By John-Henry Westen and John Jalsevac

TORONTO, February 11, 2009 ( – The Ontario Human Rights Commission (OHRC) has issued a report calling for the Canadian Government to create a national press council with mandatory membership, a suggestion that critics say amounts to a call for government censorship of the press.

The OHRC is pushing for the “statutory creation of a national press council with compulsory membership and powers to determine breach of professional standards and order publication of press council decisions.”

According to the proposal, all Canadian magazines, newspapers and “media service” websites would have to join the council, which would be given the power to deal with discrimination complaints.
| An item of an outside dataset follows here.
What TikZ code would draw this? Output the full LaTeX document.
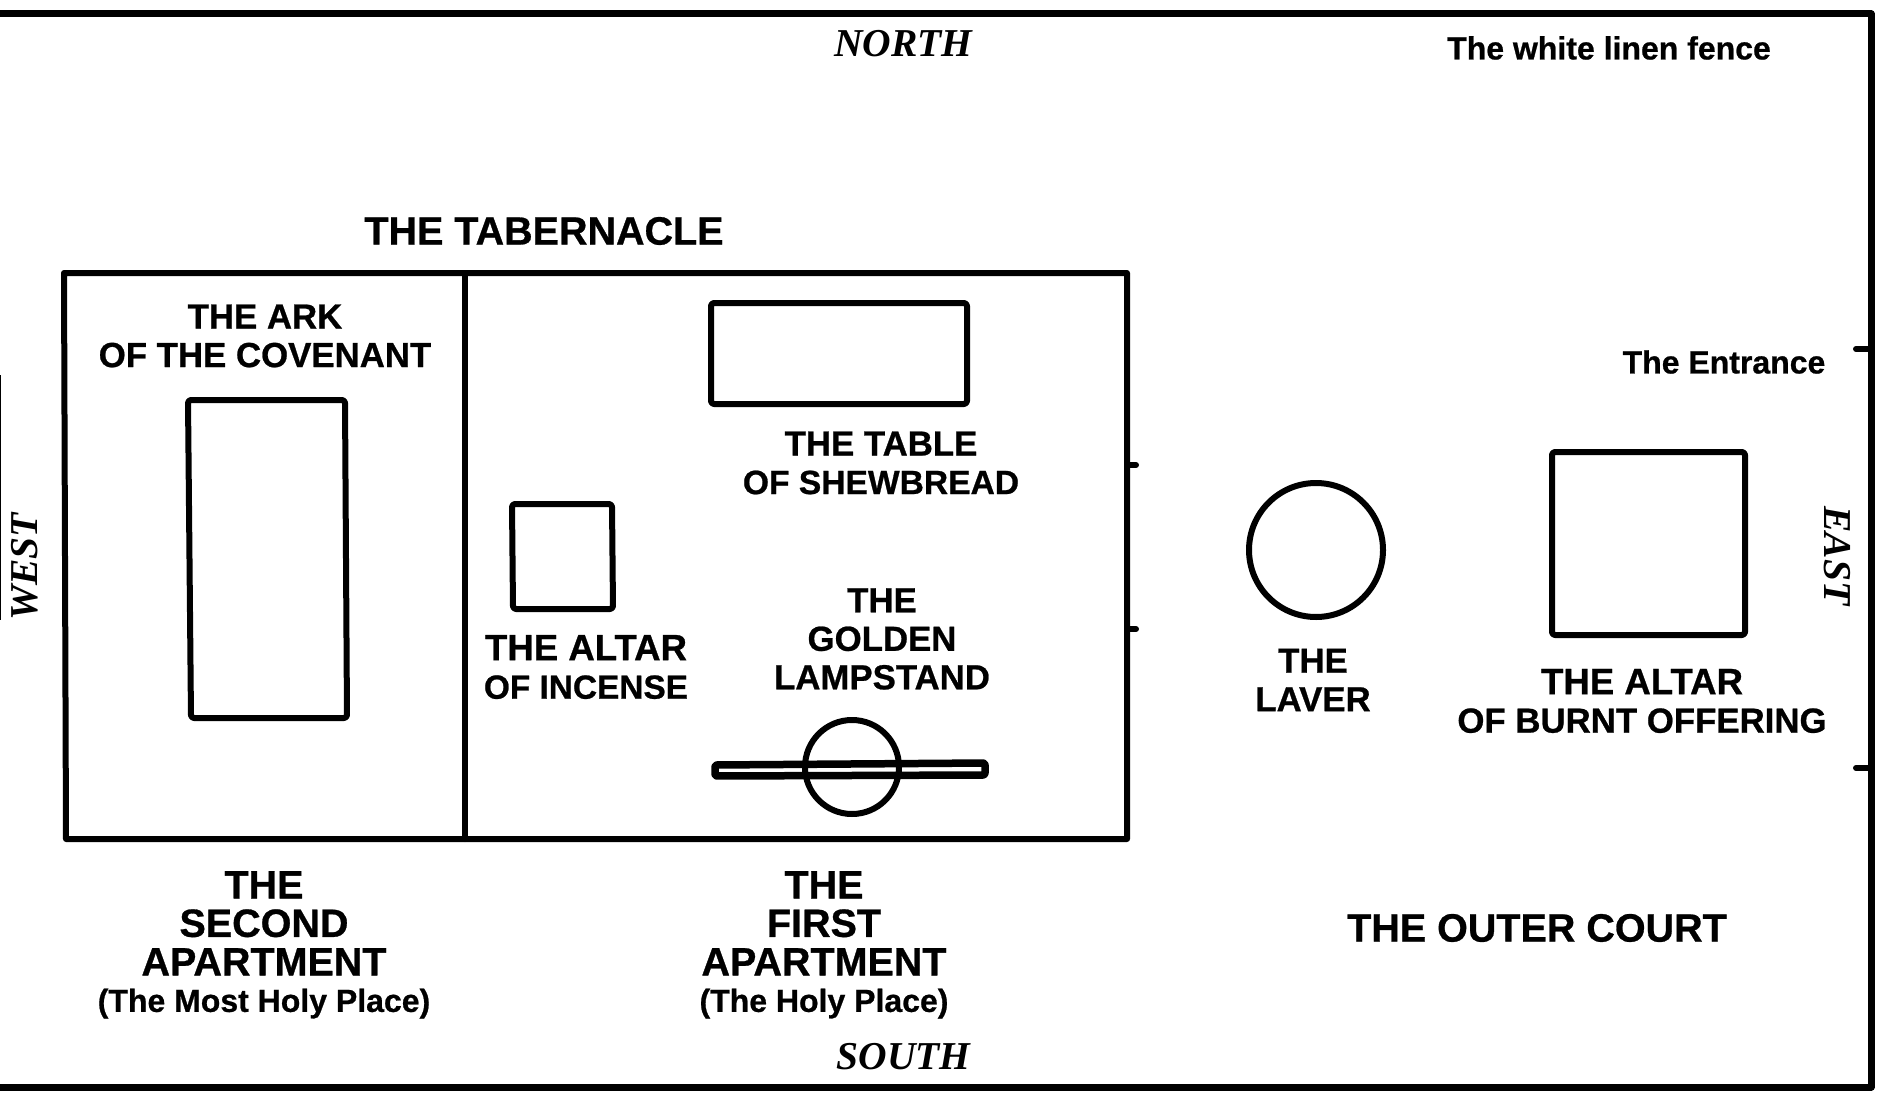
\documentclass[tikz,border=0pt]{standalone}
\usepackage{fontspec}
\setmainfont{Liberation Sans}[BoldFeatures={FakeBold=0.7}]
\newfontfamily\compass{Liberation Serif}
\newcommand{\labsize}[1]{\fontsize{#1}{39}\selectfont}
\tikzset{
  wall/.style={draw=black,line width=6pt,line join=round,line cap=round},
  fence/.style={draw=black,line width=7pt,line join=round,line cap=round},
  item/.style={draw=black,line width=6pt,line join=round,rounded corners=3pt},
  lab/.style={inner sep=0pt,align=center,font=\bfseries\fontsize{34.8}{38.5}\selectfont},
  biglab/.style={inner sep=0pt,align=center,font=\bfseries\fontsize{39.5}{38.5}\selectfont},
  smalllab/.style={inner sep=0pt,align=center,font=\bfseries\fontsize{32}{39}\selectfont},
  dir/.style={inner sep=0pt,font=\compass\bfseries\itshape\fontsize{39.5}{39}\selectfont},
}
\begin{document}
\begin{tikzpicture}[x=1pt,y=-1pt]
\useasboundingbox[fill=white] (0,0) rectangle (1879,1102);
% outer fence
\coordinate (ftl) at (0,14); \coordinate (ftr) at (1871,14);
\coordinate (fbr) at (1871,1087); \coordinate (fbl) at (0,1087);
\draw[fence] (ftl) -- (ftr) -- (fbr) -- (fbl);
\coordinate (e1a) at (1871,349); \coordinate (e1b) at (1856,349);
\coordinate (e2a) at (1871,768); \coordinate (e2b) at (1856,768);
\draw[fence,line width=6pt] (e1a) -- (e1b) (e2a) -- (e2b);
\coordinate (wa) at (0.5,375); \coordinate (wb) at (0.5,620);
\draw[black,line width=1.5pt] (wa) -- (wb);
% tabernacle
\coordinate (ttl) at (64,273); \coordinate (ttr) at (1127,273);
\coordinate (tbr) at (1127,839); \coordinate (tbl) at (66,839);
\draw[wall] (ttl) -- (ttr) -- (tbr) -- (tbl) -- cycle;
\coordinate (da) at (465,273); \coordinate (db) at (465,839);
\draw[wall] (da) -- (db);
\coordinate (t1a) at (1127,465); \coordinate (t1b) at (1136,465);
\coordinate (t2a) at (1127,629); \coordinate (t2b) at (1136,629);
\draw[wall] (t1a) -- (t1b) (t2a) -- (t2b);
% furniture
\draw[item] (188,400) -- (345,400) -- (347,718) -- (191,718) -- cycle;
\draw[item] (711,303) -- (967,303) -- (967,404) -- (711,404) -- cycle;
\draw[item] (512,504) -- (612,504) -- (613,609) -- (513,609) -- cycle;
\draw[item] (1552,452) -- (1745,452) -- (1745,635) -- (1552,635) -- cycle;
\node[circle,draw=black,line width=6pt,minimum size=134pt,inner sep=0pt] (laver) at (1316,550) {};
\node[circle,draw=black,line width=6pt,minimum size=94pt,inner sep=0pt] (lampbase) at (852,767) {};
\draw[item,line width=7.5pt,rounded corners=2pt] (715,765) -- (985,763) -- (985,775) -- (715,776) -- cycle;
% labels
\node[dir] (north) at (903.5,44) {NORTH};
\node[dir] (south) at (903.5,1057) {SOUTH};
\node[dir,rotate=90] (west) at (25,567) {WEST};
\node[dir,rotate=-90] (east) at (1837,556) {EAST};
\node[smalllab] (fence) at (1609,48) {The white linen fence};
\node[smalllab] (entrance) at (1724,362) {The Entrance};
\node[biglab] (tabernacle) at (544,231) {THE TABERNACLE};
\node[lab] (ark) at (265,336) {THE ARK\\OF THE COVENANT};
\node[lab] (table) at (881,463) {THE TABLE\\{\labsize{33.6}OF SHEWBREAD}};
\node[lab] (incense) at (586,667) {{\labsize{36.6}THE ALTAR}\\{\labsize{33.4}OF INCENSE}};
\node[lab] (lamp) at (882,639) {THE\\GOLDEN\\LAMPSTAND};
\node[lab] (lav) at (1313,680) {THE\\LAVER};
\node[lab] (burnt) at (1642,701) {{\labsize{36.6}THE ALTAR}\\OF BURNT OFFERING};
\node[biglab,anchor=north] (second) at (264,871) {THE\\SECOND\\APARTMENT\\[-2pt]{\fontsize{32}{39}\selectfont (The Most Holy Place)}};
\node[biglab,anchor=north] (first) at (824,871) {THE\\FIRST\\APARTMENT\\[-2pt]{\fontsize{32}{39}\selectfont (The Holy Place)}};
\node[biglab] (court) at (1537,928) {THE OUTER COURT};
\end{tikzpicture}
\end{document}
This would include internet-only news services as well as blogs. The media has the duty to “address issues of hate expression” says the report.
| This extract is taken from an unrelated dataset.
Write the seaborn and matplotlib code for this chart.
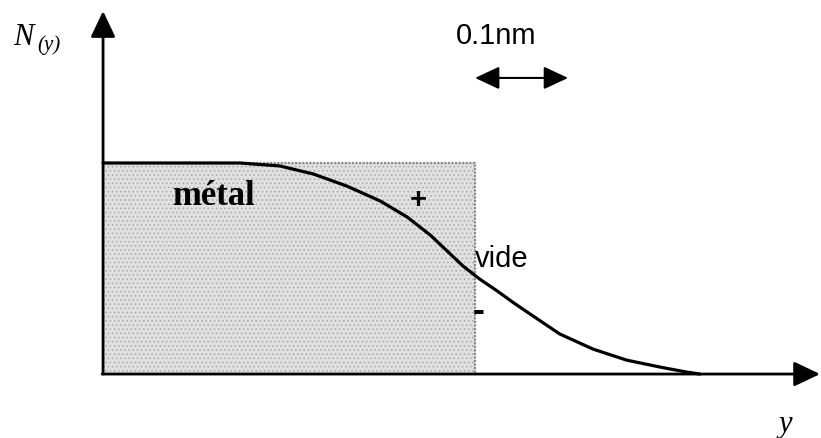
import matplotlib
matplotlib.use("Agg")
import matplotlib.pyplot as plt
import seaborn as sns
import pandas as pd

# ---- data (y in nm, N normalised) ----
curve_y = [0.0, 0.147, 0.190, 0.226, 0.262, 0.298, 0.327, 0.352, 0.370, 0.387,
           0.405, 0.424, 0.441, 0.456, 0.491, 0.527, 0.563, 0.599, 0.628, 0.642]
curve_N = [1.0, 1.0, 0.986, 0.948, 0.891, 0.820, 0.744, 0.658, 0.583, 0.512,
           0.450, 0.393, 0.339, 0.294, 0.190, 0.118, 0.066, 0.033, 0.009, 0.0]
metal_x = [0.0, 0.4]
metal_top = [1.0, 1.0]
scale_bar = [0.4, 0.5]   # 0.1 nm

sns.set_theme(style="white")
plt.rcParams['font.family'] = ['Liberation Sans', 'DejaVu Sans']
plt.rcParams['text.color'] = 'black'
plt.rcParams['hatch.color'] = '#a8a8a8'
plt.rcParams['hatch.linewidth'] = 0.6

fig = plt.figure(figsize=(8.21, 4.39), dpi=100)
ax = fig.add_axes([0, 0, 1, 1])
ax.set_xlim(-0.1108, 0.772)
ax.set_ylim(-0.303, 1.777)
ax.axis('off')

# metal region
ax.fill_between(metal_x, 0, metal_top, facecolor='#e0e0e0', hatch='....',
                edgecolor='#a8a8a8', linewidth=0, zorder=1)
ax.plot([metal_x[0], metal_x[1], metal_x[1]], [metal_top[0], metal_top[1], 0],
        color='#8a8a8a', lw=1.6, ls=(0, (1, 0.6)), zorder=2)

# density curve
df = pd.DataFrame({'y': curve_y, 'N': curve_N})
sns.lineplot(data=df, x='y', y='N', ax=ax, color='black', lw=2.3, sort=False, zorder=4)
ax.set_xlabel('')
ax.set_ylabel('')

# axes arrows
ax.annotate('', xy=(0, 1.72), xytext=(0, 0),
            arrowprops=dict(arrowstyle='-|>,head_length=0.8,head_width=0.38',
                            lw=2.0, color='black', mutation_scale=20,
                            shrinkA=0, shrinkB=0), zorder=5)
ax.annotate('', xy=(0.771, 0), xytext=(-0.001, 0),
            arrowprops=dict(arrowstyle='-|>,head_length=0.8,head_width=0.38',
                            lw=2.0, color='black', mutation_scale=20,
                            shrinkA=0, shrinkB=0), zorder=5)
# scale bar
ax.annotate('', xy=(scale_bar[1], 1.403), xytext=(scale_bar[0], 1.403),
            arrowprops=dict(arrowstyle='<|-|>,head_length=0.75,head_width=0.35',
                            lw=1.5, color='black', mutation_scale=20,
                            shrinkA=0, shrinkB=0))

# texts
ax.text(0.4226, 1.607, '0.1nm', ha='center', va='center', fontsize=21,
        color='black', family=['Liberation Sans', 'DejaVu Sans'])
ax.text(-0.0968, 1.564, 'N', ha='left', va='baseline', fontsize=22, color='black',
        family=['Liberation Serif', 'DejaVu Serif'], style='italic')
ax.text(-0.0710, 1.540, '(y)', ha='left', va='baseline', fontsize=15, color='black',
        family=['Liberation Serif', 'DejaVu Serif'], style='italic')
ax.text(0.734, -0.232, 'y', ha='center', va='center', fontsize=22, color='black',
        family=['Liberation Serif', 'DejaVu Serif'], style='italic')
ax.text(0.0742, 0.848, 'métal', ha='left', va='center', fontsize=25, color='black',
        fontweight='bold', family=['Liberation Serif', 'DejaVu Serif'], zorder=6)
ax.text(0.4, 0.512, 'vide', ha='left', va='baseline', fontsize=21, color='black',
        family=['Liberation Sans', 'DejaVu Sans'], zorder=6)
ax.text(0.3387, 0.829, '+', ha='center', va='center', fontsize=21, color='black',
        fontweight='bold', family=['Liberation Sans', 'DejaVu Sans'], zorder=6)
ax.text(0.4043, 0.300, '-', ha='center', va='center', fontsize=26, color='black',
        fontweight='bold', family=['Liberation Sans', 'DejaVu Sans'], zorder=6)

fig.savefig('out.png', dpi=100)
The recommendations came in a submission by the OHRC to the Canadian Human Rights Commission, released yesterday.  The submission says the commission wants to ensure that “mechanisms are in place to provide opportunity for public scrutiny and the receipt of complaints, particularly from vulnerable groups.” 

The OHRC observes that these measures “must not cross the line into censorship” and that the “OHRC recognizes the media must have full freedom and control over what they publish.”

However, an editorial published today in the National Post, a national Canadian newspaper, questions whether or not such provisions can avoid becoming censorship, and questions the motives of the commission in pushing for such a council.

The OHRC is known for targeting Christians and conservatives in the public square, having in the past fined Christian mayors for refusing to proclaim gay pride day and fought against conscience rights for medical professionals. Last year the council also ordered the Christian charity, Christian Horizons, to stop requiring employees to sign a “morality statement,” in which employees agreed to live according to basic Christian ethical standards. The staff at Christian Horizons were also ordered to undergo pro-homosexual “human rights training.”

The National Post editorial board also suggests that the OHRC recommendation is related to the commission’s inability to prosecute journalist Mark Steyn for “Islamophobia” last year, due to the fact that the Ontario Human Rights Code does not extend to published works. The human rights codes of other provinces, however, do extend to such written materials, and so while the Ontario commission was unable to pursue the complaint against Steyn, the B.C. commission held hearings on the issue, although the complaint was later dropped.

Famously, Barbara Hall, the head of the OHRC, released a press release announcing that the Ontario commission could not follow through on the complaint against Steyn, but in which she nevertheless denounced his writings as Islamophobic.

“Ominously, at the time, Ms. Hall also stated that all journalists should put their writings through a ‘human rights filter’ before publication,” observes the National Post editorial. “Because she was not able to force such a filter on Maclean’s, her current proposal for a national press council is almost certainly an attempt to make such a filter mandatory, in law.”

The editorial concludes that “making all writers, bloggers and broadcasters hostage to a national press council is merely the first step toward letting the Barbara Halls of the world decide what you get to hear, see and read. To that, we say: ‘No, thanks.’ And so should every newspaper reader, Web surfer and television viewer in the land.”

As reported Monday, federal MP’s will be looking at proceeding with curtailing or scrapping Section 13 – the hate provisions – of the Canadian Human Rights Act altogether. In the process they will consider the misuse of the Section by the Human Rights Commissions.